## What this task involves
Reproduce, exactly and in full, the lines from the one with "Clone this chart in matplotlib." through the one with "ax.spines['left'].set_zorder(3)" in the data below; drop pictures.

-- Start Available records --

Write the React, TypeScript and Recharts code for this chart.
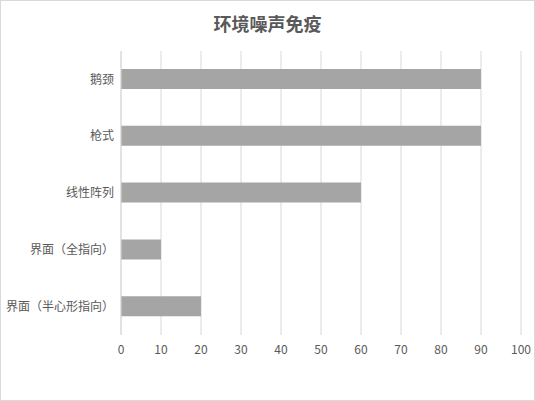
import { Bar, BarChart, CartesianGrid, XAxis, YAxis } from "recharts";

const categories = ["鹅颈", "枪式", "线性阵列", "界面（全指向）", "界面（半心形指向）"];
const immunity = [90, 90, 60, 10, 20];
const xTicks = [0, 10, 20, 30, 40, 50, 60, 70, 80, 90, 100];

const data = categories.map((name, i) => ({ name, value: immunity[i] }));

const FONT = '"Noto Sans CJK SC", "Microsoft YaHei", sans-serif';

export default function App() {
  return (
    <div style={{ position: "fixed", left: 0, top: 0, width: 535, height: 401, background: "#fff", fontFamily: FONT }}>
      <div
        style={{
          position: "absolute",
          top: 10,
          left: 0,
          width: 535,
          textAlign: "center",
          fontSize: 18,
          fontWeight: "bold",
          color: "#595959",
          lineHeight: "26px",
        }}
      >
        环境噪声免疫
      </div>
      <BarChart
        width={535}
        height={401}
        data={data}
        layout="vertical"
        margin={{ top: 51, right: 14, bottom: 36, left: 0 }}
        barSize={20}
      >
        <CartesianGrid horizontal={false} stroke="#d9d9d9" />
        <XAxis
          type="number"
          domain={[0, 100]}
          ticks={xTicks}
          axisLine={false}
          tickLine={false}
          tickSize={0}
          tickMargin={10}
          height={30}
          tick={{ fontSize: 12, fill: "#595959", fontFamily: FONT }}
        />
        <YAxis
          type="category"
          dataKey="name"
          width={121}
          axisLine={{ stroke: "#d9d9d9" }}
          tickLine={false}
          tickSize={0}
          tickMargin={7}
          tick={{ fontSize: 12, fill: "#595959", fontFamily: FONT }}
        />
        <Bar dataKey="value" fill="#a5a5a5" isAnimationActive={false} />
      </BarChart>
      <div
        style={{
          position: "absolute",
          left: 0,
          top: 0,
          width: 535,
          height: 401,
          boxSizing: "border-box",
          border: "1px solid #d9d9d9",
          pointerEvents: "none",
        }}
      />
    </div>
  );
}
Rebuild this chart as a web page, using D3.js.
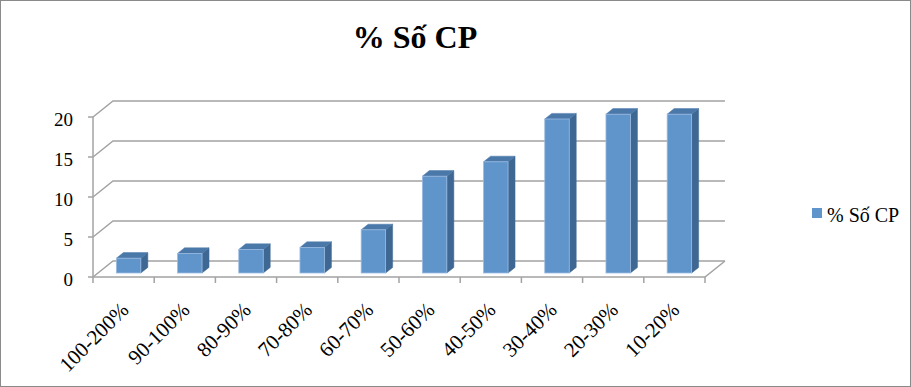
<!DOCTYPE html>
<html>
<head>
<meta charset="utf-8">
<script src="https://cdn.jsdelivr.net/npm/d3@7"></script>
<style>
  body { margin: 0; background: #fff; }
  text { font-family: "Liberation Serif", "DejaVu Serif", serif; fill: #000; }
</style>
</head>
<body>
<div id="chart"></div>
<script>
// data
var categories = ["100-200%", "90-100%", "80-90%", "70-80%", "60-70%",
  "50-60%", "40-50%", "30-40%", "20-30%", "10-20%"];
var values = [1.85, 2.45, 2.95, 3.2, 5.4, 12.1, 13.9, 19.25, 19.85, 19.85];
var yTicks = [0, 5, 10, 15, 20];
var seriesName = "% Số CP";

var svgWidth = 911;
var svgHeight = 387;

var svg = d3.select("#chart")
  .append("svg")
  .attr("width", svgWidth)
  .attr("height", svgHeight);

// outer border
svg.append("rect")
  .attr("x", 0.5).attr("y", 0.5)
  .attr("width", svgWidth - 1).attr("height", svgHeight - 1)
  .attr("fill", "#fff")
  .attr("stroke", "#8a8a8a");

// front plane of the 3d box
var x = d3.scaleBand().domain(categories).range([93, 705]);
var y = d3.scaleLinear().domain([0, 20]).range([277, 117]);

// depth offset for the oblique projection
var depthX = 20, depthY = -16;
function off(d) { return [depthX * d, depthY * d]; }

var grid = svg.append("g")
  .attr("fill", "none")
  .attr("stroke", "#a3a3a3")
  .attr("stroke-width", 1.5);

// gridlines: side wall diagonal + back wall line
yTicks.forEach(function(t) {
  var yy = y(t);
  grid.append("path")
    .attr("d", "M" + x.range()[0] + "," + yy +
      " L" + (x.range()[0] + depthX) + "," + (yy + depthY) +
      " L" + (x.range()[1] + depthX) + "," + (yy + depthY));
  // small tick on the left
  grid.append("line")
    .attr("x1", x.range()[0] - 5).attr("x2", x.range()[0])
    .attr("y1", yy).attr("y2", yy);
});

// left vertical axis edge
grid.append("line")
  .attr("x1", x.range()[0]).attr("x2", x.range()[0])
  .attr("y1", y(0)).attr("y2", y(20));

// floor front edge and right side
grid.append("path")
  .attr("d", "M" + x.range()[0] + "," + y(0) +
    " L" + x.range()[1] + "," + y(0) +
    " L" + (x.range()[1] + depthX) + "," + (y(0) + depthY));

// category ticks
categories.concat([null]).forEach(function(c, i) {
  var xx = x.range()[0] + i * x.step();
  grid.append("line")
    .attr("x1", xx).attr("x2", xx)
    .attr("y1", y(0)).attr("y2", y(0) + 6);
});

// y labels
svg.append("g").selectAll("text")
  .data(yTicks)
  .enter()
  .append("text")
  .attr("x", 73)
  .attr("y", d => y(d) + 2)
  .attr("dy", "0.35em")
  .attr("text-anchor", "end")
  .style("font-size", "19px")
  .text(d => d);

// bars
var d0 = 0.25, d1 = 0.6;
var barW = x.bandwidth() * 0.4;
var bars = svg.append("g").selectAll("g")
  .data(categories.map((c, i) => ({ cat: c, val: values[i] })))
  .enter()
  .append("g");

function pt(px, py) { return px + "," + py; }

bars.each(function(d) {
  var g = d3.select(this);
  var o0 = off(d0), o1 = off(d1);
  var left = x(d.cat) + (x.bandwidth() - barW) / 2 + o0[0];
  var right = left + barW;
  var top = y(d.val) + o0[1];
  var bottom = y(0) + o0[1];
  var dx = o1[0] - o0[0], dy = o1[1] - o0[1];

  // side face
  g.append("polygon")
    .attr("points", [pt(right, top), pt(right + dx, top + dy),
      pt(right + dx, bottom + dy), pt(right, bottom)].join(" "))
    .attr("fill", "#3e6893")
    .attr("stroke", "#3e6893")
    .attr("stroke-width", 0.5);
  // top face
  g.append("polygon")
    .attr("points", [pt(left, top), pt(left + dx, top + dy),
      pt(right + dx, top + dy), pt(right, top)].join(" "))
    .attr("fill", "#4a78a9")
    .attr("stroke", "#4a78a9")
    .attr("stroke-width", 0.5);
  // front face
  g.append("rect")
    .attr("x", left).attr("y", top)
    .attr("width", barW).attr("height", bottom - top)
    .attr("fill", "#5f95cb")
    .attr("stroke", "#9bbbe0")
    .attr("stroke-width", 0.8);
});

// x labels, rotated
svg.append("g").selectAll("text")
  .data(categories)
  .enter()
  .append("text")
  .attr("transform", d => "translate(" + (x(d) + x.bandwidth() / 2 + 1) + ",306) rotate(-45)")
  .attr("text-anchor", "end")
  .attr("dy", "0.35em")
  .style("font-size", "21px")
  .text(d => d);

// title
svg.append("text")
  .attr("x", 415)
  .attr("y", 48)
  .attr("text-anchor", "middle")
  .style("font-size", "32px")
  .style("font-weight", "bold")
  .text(seriesName);

// legend
var legend = svg.append("g");
legend.append("rect")
  .attr("x", 812).attr("y", 208)
  .attr("width", 10).attr("height", 10)
  .attr("fill", "#5f95cb");
legend.append("text")
  .attr("x", 827)
  .attr("y", 222)
  .style("font-size", "20px")
  .text(seriesName);
</script>
</body>
</html>
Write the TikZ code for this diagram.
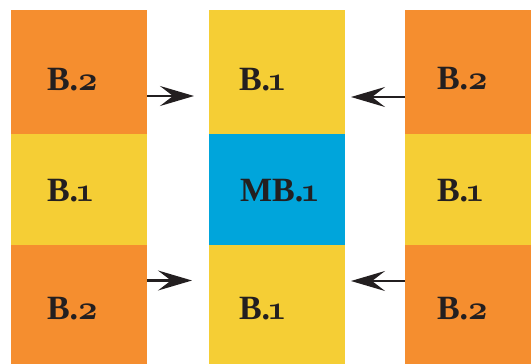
\documentclass[tikz,border=0pt]{standalone}
\usepackage{fontspec}
\setmainfont{Liberation Serif}
\usepackage{tikz}
\usetikzlibrary{arrows.meta}
\definecolor{blkorange}{RGB}{245,142,47}
\definecolor{blkyellow}{RGB}{245,206,53}
\definecolor{blkblue}{RGB}{0,165,219}
\definecolor{inkdark}{RGB}{35,31,32}
\font\osnfont=cmmib10 at 34pt
\newcommand{\osn}[1]{{\osnfont #1}}
\newcommand{\osnone}{\kern-3pt{\osnfont 1}\kern-3pt}

\begin{document}
\begin{tikzpicture}[x=1pt,y=-1pt]
        \tikzstyle{every node} = [inner sep=0pt, outer sep=0pt]
        \tikzstyle{blk} = [rectangle, minimum width=136pt]
        \tikzstyle{lbl} = [anchor=base west, text=inkdark, font=\fontsize{34}{40}\selectfont\bfseries]
        \tikzstyle{arr} = [draw=inkdark, line width=2.6pt, -{Stealth[length=34pt, width=20pt, inset=13pt]}]
        \useasboundingbox (0,0) rectangle (531,364);
        % blocks
        \node[blk, fill=blkorange, minimum height=124pt] (tl) at (79,72) {};
        \node[blk, fill=blkyellow, minimum height=111pt] (ml) at (79,189.5) {};
        \node[blk, fill=blkorange, minimum height=119pt] (bl) at (79,304.5) {};
        \node[blk, fill=blkyellow, minimum height=124pt] (tm) at (277,72) {};
        \node[blk, fill=blkblue, minimum height=111pt] (mm) at (277,189.5) {};
        \node[blk, fill=blkyellow, minimum height=119pt] (bm) at (277,304.5) {};
        \node[blk, fill=blkorange, minimum height=124pt, minimum width=126pt] (tr) at (468,72) {};
        \node[blk, fill=blkyellow, minimum height=111pt, minimum width=126pt] (mr) at (468,189.5) {};
        \node[blk, fill=blkorange, minimum height=119pt, minimum width=126pt] (br) at (468,304.5) {};
        % labels
        \node[lbl] (tltext) at (47,90) {B.\osn{2}};
        \node[lbl] (mltext) at (47,201) {B.\osnone};
        \node[lbl] (bltext) at (47,319) {B.\osn{2}};
        \node[lbl] (tmtext) at (239,90) {B.\osnone};
        \node[lbl] (mmtext) at (240,201) {MB.\osnone};
        \node[lbl] (bmtext) at (239,319) {B.\osnone};
        \node[lbl] (trtext) at (437,89) {B.\osn{2}};
        \node[lbl] (mrtext) at (437,201) {B.\osnone};
        \node[lbl] (brtext) at (437,319) {B.\osn{2}};
        % arrows
        \foreach \from/\fa/\to/\ta/\dy/\gap in {tl/east/tm/west/-24/15, bl/east/bm/west/24/17, tr/west/tm/east/-25/6, br/west/bm/east/23.5/6}
            \draw[arr, shorten >=\gap pt] ([yshift=\dy pt]\from.\fa) -- ([yshift=\dy pt]\to.\ta);
\end{tikzpicture}
\end{document}
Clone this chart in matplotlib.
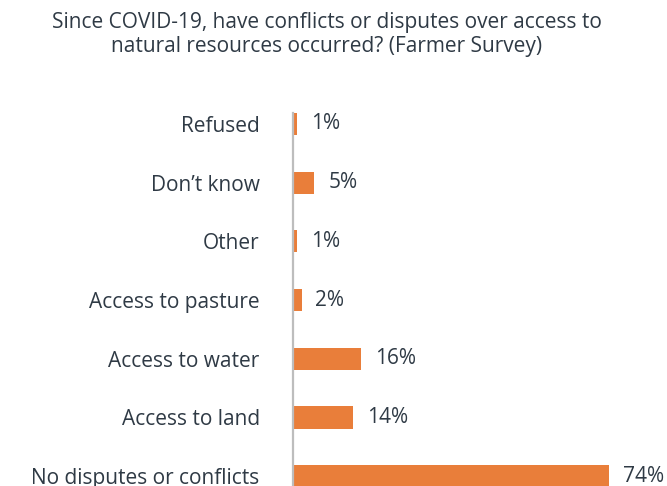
import matplotlib
matplotlib.use('Agg')
import matplotlib.pyplot as plt

plt.rcParams['font.family'] = ['Open Sans', 'DejaVu Sans']

# ── data ────────────────────────────────────────────────────────────────────
categories = ['Refused', 'Don\u2019t know', 'Other', 'Access to pasture',
              'Access to water', 'Access to land', 'No disputes or conflicts']
shares = [1, 5, 1, 2, 16, 14, 74]
title = ('Since COVID-19, have conflicts or disputes over access to\n'
         'natural resources occurred? (Farmer Survey)')

BAR_COLOR  = '#E97E3A'
TEXT_COLOR = '#2F3A45'
AXIS_COLOR = '#BDBDBD'

# ── figure ──────────────────────────────────────────────────────────────────
W, H = 667, 486
fig = plt.figure(figsize=(W / 100, H / 100), dpi=100)
ax = fig.add_axes([293 / W, 0, (W - 293) / W, (H - 113) / H])

ypos = list(range(len(categories)))
ax.barh(ypos, shares, height=0.375, color=BAR_COLOR, zorder=2)

# 1 unit on y ~ 58.7 px, first bar top flush with the axis top
ax.set_xlim(0, 87.5)
ax.set_ylim(6.167, -0.187)

ax.set_yticks(ypos)
ax.set_yticklabels(categories, fontsize=15, color=TEXT_COLOR)
ax.tick_params(axis='y', length=0, pad=24)
ax.set_xticks([])

for side in ('top', 'right', 'bottom'):
    ax.spines[side].set_visible(False)
ax.spines['left'].set_color(AXIS_COLOR)
ax.spines['left'].set_linewidth(1.6)
ax.spines['left'].set_zorder(3)

# value labels next to each bar
for y, v in zip(ypos, shares):
    ax.annotate(f'{v}%', xy=(v, y), xytext=(10, 0), textcoords='offset points',
                va='center', ha='left', fontsize=15, color=TEXT_COLOR,
                annotation_clip=False)

fig.text(0.49, 1 - 12 / H, title, ha='center', va='top', fontsize=15,
         color=TEXT_COLOR, linespacing=1.2)

fig.savefig('out.png', dpi=100)
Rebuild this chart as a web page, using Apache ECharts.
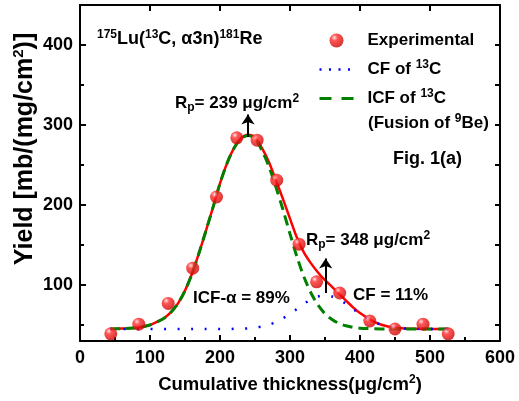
<!DOCTYPE html>
<html><head><meta charset="utf-8">
<script src="https://cdn.jsdelivr.net/npm/echarts@6/dist/echarts.min.js"></script>
<style>html,body{margin:0;padding:0;background:#fff}#c{width:519px;height:401px}</style>
</head><body><div id="c"></div>
<script>
// Experimental points
const expX = [44, 84, 126, 161, 195, 224, 253, 281, 313, 338, 371, 414, 450, 490, 526];
const expY = [39, 51, 77, 121, 210, 284, 281, 231, 151, 104, 90, 55, 45, 51, 39];
// Fit curves
const fitX   = [43, 60, 80, 100, 110, 120, 130, 140, 150, 160, 170, 180, 190, 200, 210, 220, 230, 240, 250, 260,
                270, 280, 290, 300, 310, 320, 330, 340, 350, 360, 370, 380, 390, 400, 420, 440, 460, 480, 500, 526];
const totalY = [45, 45.5, 46.5, 50, 54, 58.5, 66, 77, 93, 114, 140, 168, 197, 227, 252, 271.2, 283.4, 287.8, 284.7, 271,
                253.4, 230.7, 207.3, 182.9, 159, 140.5, 127, 115.7, 106, 97.7, 89, 80.5, 72.1, 64.9, 54, 48.1, 45.9, 45.2, 45, 45];
const icfY   = [45, 45.5, 46.5, 50, 54, 58.5, 66, 77, 93, 114, 140, 168, 197, 227, 252, 271, 283, 287, 283, 268,
                248, 222, 194, 164, 135, 110, 90, 75, 64, 57, 52, 49, 47, 46, 45.3, 45, 45, 45, 45, 45];
const cfY    = [45, 45, 45, 45, 45, 45, 45, 45, 45, 45, 45, 45, 45, 45, 45, 45.2, 45.4, 45.8, 46.7, 48.1,
                50.4, 53.7, 58.3, 63.9, 70.1, 76.5, 82, 85.7, 87, 85.7, 82, 76.5, 70.1, 63.9, 53.7, 48.1, 45.9, 45.2, 45, 45];
// Arrows marking Rp
const arrowX    = [240, 351];
const arrowFrom = [285, 90];
const arrowTo   = [313, 133];
// Axis ranges / ticks
const xMin = 0, xMax = 600, xStep = 100;
const yMin = 30, yMax = 450;
const xMajor = [100, 200, 300, 400, 500];
const xMinor = [50, 150, 250, 350, 450, 550];
const yMajor = [100, 200, 300, 400];
const yMinor = [50, 150, 250, 350];

const FONT = '"Liberation Sans", Arial, sans-serif';
const pairs = (xs, ys) => xs.map((x, i) => [x, ys[i]]);
const chart = echarts.init(document.getElementById('c'), null, {renderer: 'canvas'});

const supS = {fontSize: 12, fontWeight: 'bold', fontFamily: FONT, color: '#000', padding: [0, 0, 9, 0]};
const subS = {fontSize: 12, fontWeight: 'bold', fontFamily: FONT, color: '#000', padding: [9, 0, 0, 0]};
const baseS = {fontSize: 17, fontWeight: 'bold', fontFamily: FONT, color: '#000'};
const rich = {b: baseS, sup: supS, sub: subS};

const ball = new echarts.graphic.RadialGradient(0.35, 0.3, 0.75, [
  {offset: 0, color: '#ffe0e0'}, {offset: 0.3, color: '#ff2a2a'}, {offset: 1, color: '#c80000'}]);

const lineSt = () => ({show: true, onZero: false, lineStyle: {color: '#000', width: 2}});

function txt(x, y, text, extra) {
  return {type: 'text', x: x, y: y, z: 100, style: Object.assign({text: text, rich: rich,
    font: 'bold 17px ' + FONT, fill: '#000', verticalAlign: 'middle', align: 'left'}, extra || {})};
}

// Plot area in pixels, used only to convert tick lengths (px) into axis units
const PL = 80, PT = 5, PW = 420, PH = 336;
const pxX = PW / (xMax - xMin), pxY = PH / (yMax - yMin);

// Inward tick marks along the frame, built from the tick arrays
const seg = (a, b) => [{coord: a, symbol: 'none'}, {coord: b, symbol: 'none'}];
const tickLines = [].concat(
  xMajor.map(v => seg([v, yMin], [v, yMin + 6 / pxY])),
  xMinor.map(v => seg([v, yMin], [v, yMin + 4 / pxY])),
  xMajor.map(v => seg([v, yMax], [v, yMax - 6 / pxY])),
  yMajor.map(v => seg([xMin, v], [xMin + 6 / pxX, v])),
  yMinor.map(v => seg([xMin, v], [xMin + 4 / pxX, v])),
  yMajor.concat(yMinor).map(v => seg([xMax, v], [xMax - 5 / pxX, v]))
);
const arrowLines = arrowX.map((x, i) => [{coord: [x, arrowFrom[i]], symbol: 'none'}, {coord: [x, arrowTo[i]], symbol: 'arrow'}]);

const names = {'Experimental': 'Experimental', 'CF of 13C': 'CF of {sup|13}C', 'ICF of 13C': 'ICF of {sup|13}C'};

chart.setOption({
  animation: false,
  backgroundColor: '#fff',
  grid: {left: PL, top: PT, width: PW, height: PH},
  xAxis: [{
    type: 'value', min: xMin, max: xMax, interval: xStep, position: 'bottom',
    axisLine: lineSt(), axisTick: {show: false}, splitLine: {show: false},
    axisLabel: {fontSize: 18, fontWeight: 'bold', color: '#000', fontFamily: FONT, margin: 8},
    name: 'Cumulative thickness(μg/cm{sup|2})', nameLocation: 'middle', nameGap: 33,
    nameTextStyle: {fontSize: 18.5, fontWeight: 'bold', color: '#000', fontFamily: FONT,
      rich: {sup: {fontSize: 12, fontWeight: 'bold', fontFamily: FONT, color: '#000', padding: [0, 0, 10, 0]}}}
  }, {
    type: 'value', min: xMin, max: xMax, interval: xStep, position: 'top',
    axisLine: lineSt(), axisTick: {show: false}, splitLine: {show: false}, axisLabel: {show: false}
  }],
  yAxis: [{
    type: 'value', min: yMin, max: yMax, position: 'left',
    axisLine: lineSt(), axisTick: {show: false}, splitLine: {show: false},
    axisLabel: {customValues: yMajor, fontSize: 18, fontWeight: 'bold', color: '#000', fontFamily: FONT, margin: 7}
  }, {
    type: 'value', min: yMin, max: yMax, position: 'right',
    axisLine: lineSt(), axisTick: {show: false}, axisLabel: {show: false}, splitLine: {show: false}
  }],
  legend: {
    orient: 'vertical', left: 313, top: 27, itemWidth: 34, itemHeight: 14, itemGap: 10,
    textStyle: Object.assign({}, baseS, {padding: [0, 0, 0, 9], rich: {sup: supS}}),
    formatter: n => names[n],
    data: [
      {name: 'Experimental', icon: 'circle'},
      {name: 'CF of 13C', lineStyle: {type: [2, 7.5], width: 2.5}, itemStyle: {opacity: 0}},
      {name: 'ICF of 13C', lineStyle: {type: [12, 10], width: 3}, itemStyle: {opacity: 0}}
    ]
  },
  series: [{
    name: 'Total', type: 'line', data: pairs(fitX, totalY), smooth: 0.3, symbol: 'none',
    lineStyle: {color: '#ff0000', width: 2.5}, itemStyle: {color: '#ff0000'}, z: 2,
    markLine: {
      silent: true, symbol: ['none', 'arrow'], symbolSize: 10, animation: false,
      lineStyle: {color: '#000', width: 2, type: 'solid'}, label: {show: false},
      data: arrowLines.concat(tickLines)
    }
  }, {
    name: 'ICF of 13C', type: 'line', data: pairs(fitX, icfY), smooth: 0.3, symbol: 'none',
    lineStyle: {color: '#008000', width: 3, type: [10, 6]}, itemStyle: {color: '#008000'}, z: 3
  }, {
    name: 'CF of 13C', type: 'line', data: pairs(fitX, cfY), smooth: 0.3, symbol: 'none',
    lineStyle: {color: '#0000ff', width: 2.5, type: [2, 11.5]}, itemStyle: {color: '#0000ff'}, z: 4
  }, {
    name: 'Experimental', type: 'scatter', data: pairs(expX, expY), symbol: 'circle', symbolSize: 13,
    itemStyle: {color: ball, borderWidth: 0}, z: 5
  }],
  graphic: [
    txt(97, 39, '{sup|175}Lu({sup|13}C, α3n){sup|181}Re', {font: 'bold 18px ' + FONT}),
    txt(368, 123, '(Fusion of {sup|9}Be)'),
    txt(393, 159, 'Fig. 1(a)', {font: 'bold 18px ' + FONT}),
    txt(175, 103, 'R{sub|p}= 239 μg/cm{sup|2}'),
    txt(306, 240, 'R{sub|p}= 348 μg/cm{sup|2}'),
    txt(193, 298, 'ICF-α = 89%'),
    txt(353, 295, 'CF = 11%'),
    {type: 'text', x: 25, y: 149, rotation: Math.PI / 2, z: 100,
     style: {text: 'Yield [mb/(mg/cm{sup|2})]', rich: {sup: {fontSize: 15, fontWeight: 'bold', fontFamily: FONT, color: '#000', padding: [0, 0, 12, 0]}},
       font: 'bold 25px ' + FONT, fill: '#000', align: 'center', verticalAlign: 'middle'}}
  ]
});
</script></body></html>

-- End Available records --

## Correct answer
Clone this chart in matplotlib.
import matplotlib
matplotlib.use('Agg')
import matplotlib.pyplot as plt

plt.rcParams['font.family'] = ['Open Sans', 'DejaVu Sans']

# ── data ────────────────────────────────────────────────────────────────────
categories = ['Refused', 'Don\u2019t know', 'Other', 'Access to pasture',
              'Access to water', 'Access to land', 'No disputes or conflicts']
shares = [1, 5, 1, 2, 16, 14, 74]
title = ('Since COVID-19, have conflicts or disputes over access to\n'
         'natural resources occurred? (Farmer Survey)')

BAR_COLOR  = '#E97E3A'
TEXT_COLOR = '#2F3A45'
AXIS_COLOR = '#BDBDBD'

# ── figure ──────────────────────────────────────────────────────────────────
W, H = 667, 486
fig = plt.figure(figsize=(W / 100, H / 100), dpi=100)
ax = fig.add_axes([293 / W, 0, (W - 293) / W, (H - 113) / H])

ypos = list(range(len(categories)))
ax.barh(ypos, shares, height=0.375, color=BAR_COLOR, zorder=2)

# 1 unit on y ~ 58.7 px, first bar top flush with the axis top
ax.set_xlim(0, 87.5)
ax.set_ylim(6.167, -0.187)

ax.set_yticks(ypos)
ax.set_yticklabels(categories, fontsize=15, color=TEXT_COLOR)
ax.tick_params(axis='y', length=0, pad=24)
ax.set_xticks([])

for side in ('top', 'right', 'bottom'):
    ax.spines[side].set_visible(False)
ax.spines['left'].set_color(AXIS_COLOR)
ax.spines['left'].set_linewidth(1.6)
ax.spines['left'].set_zorder(3)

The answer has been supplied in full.